Waiting for the next election isn’t acceptable to those who see Mann as an embarrassment and say he’s lost his credibility, said Ted Golden, a retired Drug Enforcement Agency agent who ran against Mann in the Democratic primary last year.
“What does that say about us as a county when we elect public officials to uphold the law, and they’re out there creeping in the night and doing something reprehensible?” Golden said. “A 40-day suspension isn’t sufficient.”
When Mann goes on trial in Atlanta Municipal Court on July 7, he’ll face potential fines of $1,453 for indecency and $753 for disorderly conduct/obstruction, according to the city’s offense schedule posted online. But a guilty verdict in itself doesn’t disqualify him for holding office because the charges are not felonies or misdemeanor crimes of moral turpitude, such as theft or fraud.
Besides the court case, the Georgia Peace Officer Standards and Training Council will investigate Mann and could suspend or revoke his officer certification. A revocation of Mann’s license would result in his removal from office.
It’s unclear whether the allegations against Mann are serious enough to justify potential revocation of his license.
“‘Serious’ is a subjective term. Council weighs the offense along with the title and experience of the offender as part of their decision making,” said Ken Vance, the council’s executive director. “The governor’s suspension will certainly play into the council’s decision.”
The Georgia Sheriffs’ Association has referred 15 cases to the governor’s office since 2004.
Three of those cases resulted in suspensions: Fulton County Sheriff Jackie Barrett, who in 2004 allegedly invested and lost $2 million of the proceeds from tax auctions; Miller County Sheriff Shane Rathel, who was charged in 2016 with selling stolen guns and other crimes; and Mann this year.
Both Barrett and Rathel soon found themselves out of office. Barrett didn’t run for re-election. Rathel pleaded guilty and was sentenced this month to five years imprisonment.
Most other accused sheriffs didn’t retain their elected positions even though they were never suspended. Some resigned or were convicted; others died while under investigation or didn’t win re-election. Three sheriffs were exonerated or didn’t face criminal charges.

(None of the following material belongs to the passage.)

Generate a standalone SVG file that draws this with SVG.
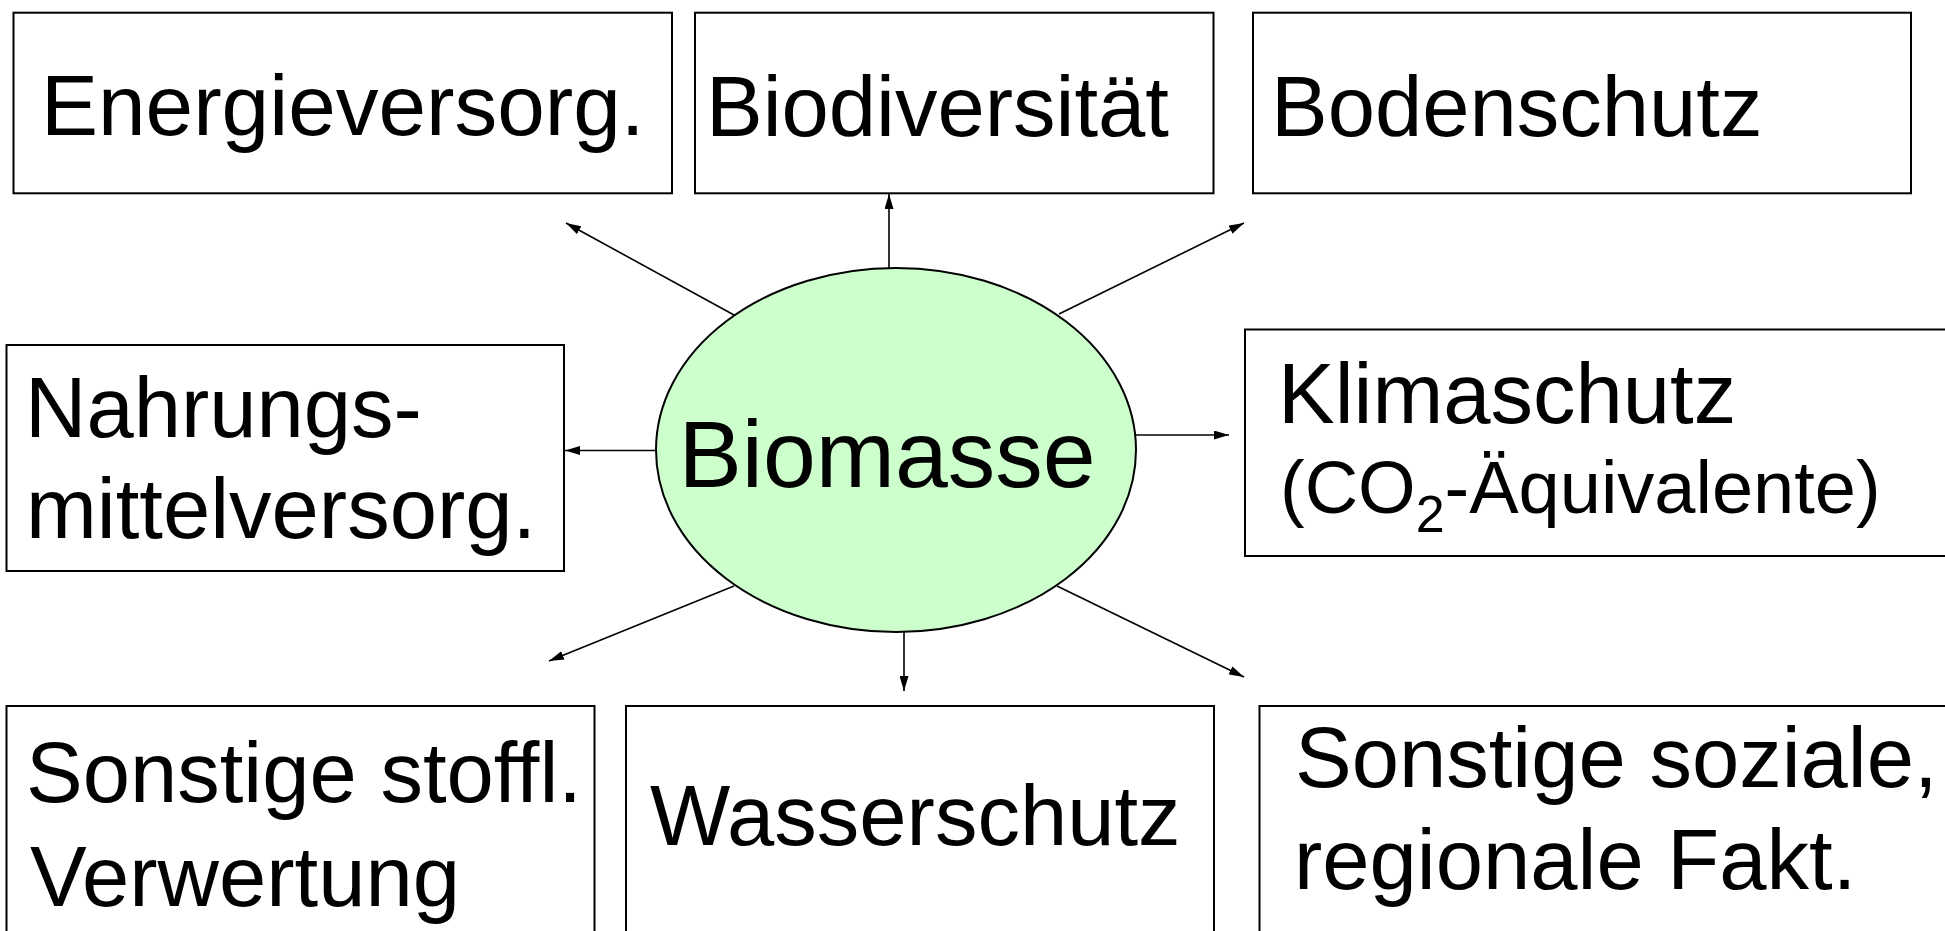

The governor decides how to resolve each case presented by the Georgia Sheriff’s Association based on feedback from local officials and organizations, said Deal spokeswoman Jen Talaber Ryan.
Mann’s attorney, Noah Pines, didn’t respond to an email seeking comment.
“I was elected by the voters of DeKalb County and I intend to continue to serve the people of this county,” Mann said in his only statement on the case May 12, which was read by Pines during a press conference. “I pledge to you that my only goal is to continue to do the work that you elected me to do.”
In other recent cases, Deal decided against calling for investigations of Clayton County Sheriff Victor Hill, despite his indictment in 2012 for racketeering and his no contest plea last year to a misdemeanor charge of reckless conduct in the accidental shooting of a woman.
A jury acquitted Hill in the first case. Deal said in 2013 that state law about suspensions only applies to those indicted while holding elected office, and Hill was out of office from 2009 to 2012 before being re-elected. Hill’s certification was suspended in March for two years as a result of the shooting, but he’s still able to carry out his duties as sheriff because his certification wasn’t revoked.
Ultimately, discipline of sheriffs should be left to the voters, said Mike Puglise, an attorney who represented Hill in the shooting case.
“If the people of DeKalb want to re-elect Mann and keep him as sheriff, the DeKalb citizens should have that voice — not Gov. Deal,” Puglise said. “I don’t like the idea of a certain party, whether it’s Republican or Democrat, controlling the electoral process.”